#### [What to produce]
The lines to extract run from the first line of the material below to the line containing "YAxis, ReferenceLine, Legend", both included; leave the pictures behind.

#### [Source excerpt]

↓

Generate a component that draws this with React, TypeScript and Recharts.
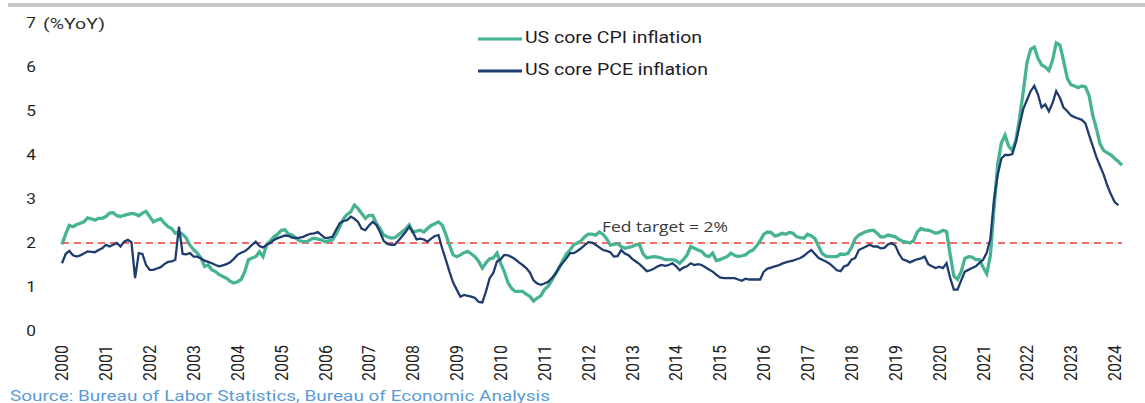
import React from 'react';
import { LineChart, Line, XAxis, YAxis, ReferenceLine, Legend } from 'recharts';

// Monthly categories, Jan 2000 onwards
const years = [
  2000, 2001, 2002, 2003, 2004, 2005, 2006, 2007, 2008, 2009, 2010, 2011, 2012,
  2013, 2014, 2015, 2016, 2017, 2018, 2019, 2020, 2021, 2022, 2023, 2024,
];
const months = ['01', '02', '03', '04', '05', '06', '07', '08', '09', '10', '11', '12'];

// US core CPI, % YoY (Jan 2000 - Mar 2024)
const coreCpi = [
  1.97, 2.2, 2.4, 2.37, 2.42, 2.45, 2.48, 2.57, 2.55, 2.52, 2.56, 2.56, // 2000
  2.6, 2.68, 2.69, 2.62, 2.6, 2.63, 2.65, 2.67, 2.66, 2.62, 2.68, 2.72, // 2001
  2.6, 2.48, 2.52, 2.55, 2.45, 2.37, 2.33, 2.22, 2.25, 2.2, 2.11, 1.95, // 2002
  1.85, 1.77, 1.66, 1.47, 1.5, 1.39, 1.35, 1.28, 1.24, 1.2, 1.13, 1.09, // 2003
  1.12, 1.17, 1.35, 1.62, 1.66, 1.69, 1.8, 1.69, 1.96, 2.05, 2.14, 2.2, // 2004
  2.29, 2.3, 2.2, 2.18, 2.11, 2.05, 2.03, 2.03, 2.08, 2.11, 2.09, 2.07, // 2005
  2.03, 2.05, 2.07, 2.2, 2.37, 2.55, 2.65, 2.71, 2.86, 2.78, 2.67, 2.56, // 2006
  2.63, 2.63, 2.45, 2.33, 2.18, 2.14, 2.11, 2.12, 2.18, 2.25, 2.32, 2.41, // 2007
  2.25, 2.27, 2.29, 2.25, 2.33, 2.4, 2.44, 2.48, 2.41, 2.2, 1.95, 1.73, // 2008
  1.69, 1.73, 1.78, 1.81, 1.75, 1.69, 1.58, 1.43, 1.55, 1.64, 1.66, 1.77, // 2009
  1.54, 1.35, 1.1, 0.97, 0.9, 0.9, 0.9, 0.84, 0.79, 0.68, 0.75, 0.8, // 2010
  0.94, 1.02, 1.15, 1.3, 1.43, 1.6, 1.75, 1.84, 1.96, 2.0, 2.05, 2.14, // 2011
  2.2, 2.2, 2.18, 2.25, 2.2, 2.1, 1.95, 1.97, 1.99, 1.92, 1.88, 1.9, // 2012
  1.92, 1.96, 1.96, 1.75, 1.66, 1.68, 1.69, 1.68, 1.66, 1.62, 1.62, 1.62, // 2013
  1.6, 1.54, 1.62, 1.73, 1.92, 1.88, 1.84, 1.81, 1.72, 1.69, 1.77, 1.6, // 2014
  1.62, 1.66, 1.69, 1.77, 1.72, 1.69, 1.71, 1.73, 1.8, 1.84, 1.93, 2.05, // 2015
  2.2, 2.25, 2.24, 2.16, 2.18, 2.22, 2.2, 2.24, 2.22, 2.14, 2.12, 2.11, // 2016
  2.2, 2.16, 2.1, 1.92, 1.76, 1.7, 1.69, 1.69, 1.69, 1.75, 1.74, 1.76, // 2017
  1.9, 2.1, 2.18, 2.22, 2.26, 2.28, 2.29, 2.22, 2.14, 2.14, 2.18, 2.16, // 2018
  2.14, 2.08, 2.04, 2.02, 2.0, 2.06, 2.25, 2.33, 2.3, 2.29, 2.26, 2.22, // 2019
  2.24, 2.29, 2.26, 1.73, 1.25, 1.17, 1.35, 1.65, 1.69, 1.68, 1.62, 1.62, // 2020
  1.45, 1.3, 1.72, 2.8, 3.8, 4.27, 4.45, 4.2, 4.1, 4.35, 4.85, 5.45, // 2021
  6.1, 6.4, 6.45, 6.2, 6.05, 6.0, 5.92, 6.15, 6.55, 6.5, 6.15, 5.75, // 2022
  5.6, 5.57, 5.53, 5.57, 5.55, 5.35, 4.9, 4.6, 4.25, 4.1, 4.05, 4.0, // 2023
  3.92, 3.85, 3.77, // 2024
];

// US core PCE, % YoY (Jan 2000 - Feb 2024)
const corePce = [
  1.54, 1.75, 1.82, 1.72, 1.69, 1.72, 1.76, 1.81, 1.8, 1.79, 1.84, 1.88, // 2000
  1.96, 1.92, 1.96, 2.0, 1.92, 2.03, 2.07, 2.02, 1.2, 1.77, 1.75, 1.5, // 2001
  1.39, 1.39, 1.42, 1.45, 1.52, 1.57, 1.58, 1.62, 2.37, 1.75, 1.74, 1.77, // 2002
  1.69, 1.69, 1.65, 1.6, 1.57, 1.54, 1.5, 1.47, 1.49, 1.52, 1.56, 1.64, // 2003
  1.73, 1.78, 1.81, 1.88, 1.96, 2.03, 1.93, 1.9, 1.96, 2.0, 2.07, 2.11, // 2004
  2.14, 2.17, 2.16, 2.12, 2.11, 2.12, 2.14, 2.18, 2.21, 2.22, 2.25, 2.18, // 2005
  2.11, 2.12, 2.14, 2.3, 2.45, 2.5, 2.52, 2.6, 2.55, 2.48, 2.32, 2.29, // 2006
  2.4, 2.48, 2.41, 2.25, 2.05, 1.98, 1.96, 1.96, 2.05, 2.15, 2.25, 2.37, // 2007
  2.25, 2.08, 2.1, 2.08, 2.03, 2.1, 2.16, 2.18, 1.88, 1.62, 1.35, 1.1, // 2008
  0.94, 0.78, 0.82, 0.8, 0.78, 0.75, 0.66, 0.65, 0.9, 1.2, 1.32, 1.58, // 2009
  1.63, 1.73, 1.72, 1.68, 1.63, 1.56, 1.5, 1.43, 1.33, 1.15, 1.08, 1.05, // 2010
  1.08, 1.12, 1.2, 1.3, 1.45, 1.55, 1.65, 1.77, 1.77, 1.82, 1.88, 1.95, // 2011
  2.02, 2.01, 1.96, 1.9, 1.84, 1.82, 1.79, 1.69, 1.7, 1.84, 1.76, 1.72, // 2012
  1.64, 1.58, 1.52, 1.44, 1.36, 1.38, 1.42, 1.47, 1.5, 1.48, 1.5, 1.54, // 2013
  1.47, 1.38, 1.44, 1.47, 1.54, 1.5, 1.52, 1.5, 1.45, 1.4, 1.35, 1.28, // 2014
  1.22, 1.2, 1.2, 1.2, 1.2, 1.17, 1.14, 1.19, 1.17, 1.17, 1.17, 1.17, // 2015
  1.35, 1.42, 1.44, 1.47, 1.49, 1.53, 1.56, 1.58, 1.6, 1.63, 1.66, 1.71, // 2016
  1.78, 1.84, 1.75, 1.66, 1.62, 1.58, 1.53, 1.46, 1.38, 1.36, 1.47, 1.5, // 2017
  1.62, 1.66, 1.84, 1.88, 1.92, 1.96, 1.92, 1.92, 1.88, 1.89, 1.97, 2.0, // 2018
  1.94, 1.75, 1.63, 1.6, 1.56, 1.6, 1.63, 1.65, 1.69, 1.52, 1.47, 1.43, // 2019
  1.46, 1.43, 1.54, 1.2, 0.94, 0.94, 1.15, 1.35, 1.39, 1.43, 1.47, 1.55, // 2020
  1.62, 1.78, 2.1, 3.0, 3.55, 3.92, 4.0, 4.0, 4.02, 4.3, 4.68, 5.05, // 2021
  5.25, 5.45, 5.57, 5.38, 5.08, 5.15, 4.99, 5.18, 5.45, 5.3, 5.08, 5.0, // 2022
  4.9, 4.86, 4.83, 4.8, 4.72, 4.45, 4.2, 3.95, 3.75, 3.55, 3.3, 3.1, // 2023
  2.93, 2.86, // 2024
];

const yTicks = [0, 1, 2, 3, 4, 5, 6, 7];
const yearTicks = years.map((y) => `${y}-01`);

const seriesInfo = [
  { key: 'cpi', label: 'US core CPI inflation', color: '#47b392', width: 3.3, textLen: 177 },
  { key: 'pce', label: 'US core PCE inflation', color: '#1e3c6e', width: 2.3, textLen: 183 },
];

const chartData = coreCpi.map((v, i) => ({
  month: `${years[Math.floor(i / 12)]}-${months[i % 12]}`,
  cpi: v,
  pce: i < corePce.length ? corePce[i] : null,
}));

const FONT = "Roboto, 'Liberation Sans', Arial, sans-serif";

// source picture is a little stretched sideways, so the glyphs are widened
const YearTick = (props: any) => {
  const { x, y, payload } = props;
  return (
    <text
      transform={`translate(${x},${y + 6}) rotate(-90) scale(1,1.15)`}
      textAnchor="end"
      dominantBaseline="central"
      fontSize={16}
      fontFamily={FONT}
      fill="#1f1f1f"
    >
      {String(payload.value).slice(0, 4)}
    </text>
  );
};

const ValueTick = (props: any) => {
  const { y, payload } = props;
  return (
    <text
      transform={`translate(31,${y}) scale(1.15,1)`}
      textAnchor="middle"
      dominantBaseline="central"
      fontSize={15}
      fontFamily={FONT}
      fill="#1f1f1f"
    >
      {payload.value}
    </text>
  );
};

const renderLegend = () => (
  <svg width={270} height={60}>
    {seriesInfo.map((s, i) => (
      <g key={s.key}>
        <line x1={2} x2={46} y1={13 + i * 32} y2={13 + i * 32} stroke={s.color} strokeWidth={3} />
        <text
          x={49}
          y={11 + i * 32}
          dominantBaseline="central"
          fontSize={16}
          fontFamily={FONT}
          fill="#1c1c2a"
          textLength={s.textLen}
          lengthAdjust="spacingAndGlyphs"
        >
          {s.label}
        </text>
      </g>
    ))}
  </svg>
);

const FedLabel = (props: any) => {
  const { viewBox } = props;
  return (
    <text
      x={602}
      y={viewBox.y - 17}
      dominantBaseline="central"
      fontSize={15}
      fontFamily="'Open Sans', 'Liberation Sans', sans-serif"
      fill="#3a3a3a"
      textLength={126}
      lengthAdjust="spacingAndGlyphs"
    >
      Fed target = 2%
    </text>
  );
};

export default function App() {
  return (
    <div style={{ position: 'absolute', left: 0, top: 0, width: 1145, height: 403, background: '#ffffff' }}>
      <LineChart width={1145} height={403} data={chartData} margin={{ top: 23, right: 23, bottom: 0, left: 0 }}>
        <XAxis
          dataKey="month"
          ticks={yearTicks}
          interval={0}
          height={72}
          axisLine={false}
          tickLine={false}
          tick={(p: any) => <YearTick {...p} />}
        />
        <YAxis
          domain={[0, 7]}
          ticks={yTicks}
          interval={0}
          width={62}
          axisLine={false}
          tickLine={false}
          tick={(p: any) => <ValueTick {...p} />}
        />
        <ReferenceLine
          y={2}
          stroke="#f26a6a"
          strokeWidth={2.2}
          strokeDasharray="7 5"
          label={(p: any) => <FedLabel {...p} />}
        />
        <Legend
          layout="vertical"
          align="center"
          verticalAlign="middle"
          content={renderLegend}
          wrapperStyle={{ position: 'absolute', left: 476, top: 26, width: 270, height: 60 }}
        />
        {seriesInfo.map((s) => (
          <Line
            key={s.key}
            type="linear"
            dataKey={s.key}
            stroke={s.color}
            strokeWidth={s.width}
            dot={false}
            isAnimationActive={false}
          />
        ))}
      </LineChart>
      <svg
        width={1145}
        height={403}
        style={{ position: 'absolute', left: 0, top: 0, pointerEvents: 'none' }}
      >
        <rect x={8} y={3} width={1137} height={4} fill="#c8c8c8" />
        <text
          x={43}
          y={24}
          dominantBaseline="central"
          fontSize={15}
          fontFamily={FONT}
          fill="#333333"
          textLength={62}
          lengthAdjust="spacingAndGlyphs"
        >
          (%YoY)
        </text>
        <text
          x={10}
          y={401}
          fontSize={14}
          fontFamily={FONT}
          fill="#5b9bd5"
          textLength={540}
          lengthAdjust="spacingAndGlyphs"
        >
          Source: Bureau of Labor Statistics,  Bureau of Economic Analysis
        </text>
      </svg>
    </div>
  );
}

↑

#### [Written answer]
Generate a component that draws this with React, TypeScript and Recharts.
import React from 'react';
import { LineChart, Line, XAxis, YAxis, ReferenceLine, Legend } from 'recharts';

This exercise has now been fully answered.